# Concepts

## Data Structures

What is a data structure? Well it's quite simply, a way of structuring data. Specifically it is a way to store and organize data so that that data can be used in a predictable, efficient manner.

You're probably familiar with an array. If you want to group 10 integers, put them in a size 10 array.

But arrays are far form the only way of grouping and structuring data. Linked Lists, Graphs, Trees, these are all ways of grouping data. Many algorithms are designed to work on a specific data structure. Some programming languages have some of these built-in, others do not, but to get a better understanding on what's going on it really is best to take the time to code your own implementation of each of them, at least once.

More Information

Wikipedia

## Abtract Data Type

An Abstract Data Type is a data structure that is defined by the operations that can be performed on it. Rather then rigidly defined data strcture, you can think of them as a set of criteria for the types of operations, not a criteria on the actual implementation of those operations.

An int (integer) isn't an Abstract Data Type. A Sack is. Specifically a stack is an ADT that is defined as a Last-In-First-Out data structure, where you pile things on top of the stack with a *push* command and remove items from the top with a *pop* command. Many data strctures, such as an array or a linked list, can be used to implement a stack.

More information:

Video 1

Wikipedia

## Algorithms

Think of an Algorithm as a set of directions to get from point A to point B. There may be a bunch of different ways to get from point A to point B, and you want to choose the best one. In the same way there may be a variety of different ways to perform a computing task, and the idea is that you want to choose the best way, the best Algorithm, to do so.

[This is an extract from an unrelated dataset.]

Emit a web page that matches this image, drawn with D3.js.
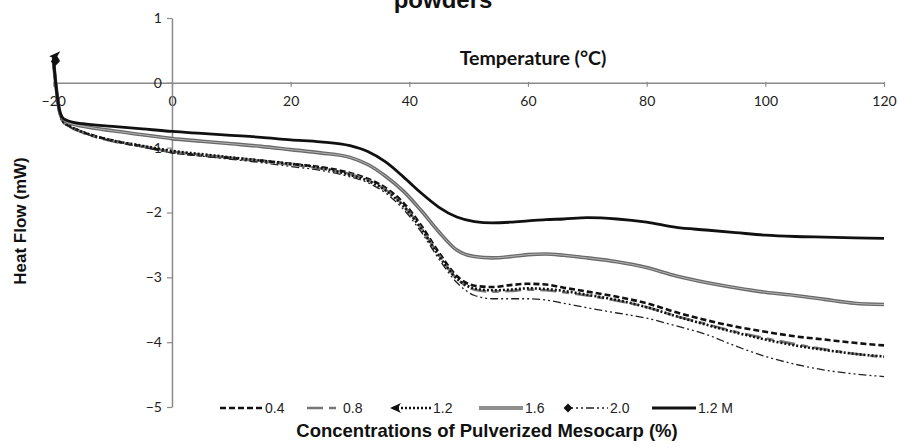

Algorithms are also, in theory, programming language independant. In that they are designed so that they can be implemented in any programming language. Sometimes it's easier, or takes a lot less code, to implement an algorithm in one langauge as opposed to the other, but usually there isn't the case where it CAN'T be implemented in a language. Going back to the set of directions analogy, you can think of programming languages as types of cars. A set of directions that involves a lot of straight freeyways with no traffic might be a great fit for a fast sports car, while a set of directions that involves a windy dirty road might be better served by an SUV. But that isn't to say you CAN'T use an SUV on the freeway, or drive your sports car on a dirt road (scratches and dirt aside).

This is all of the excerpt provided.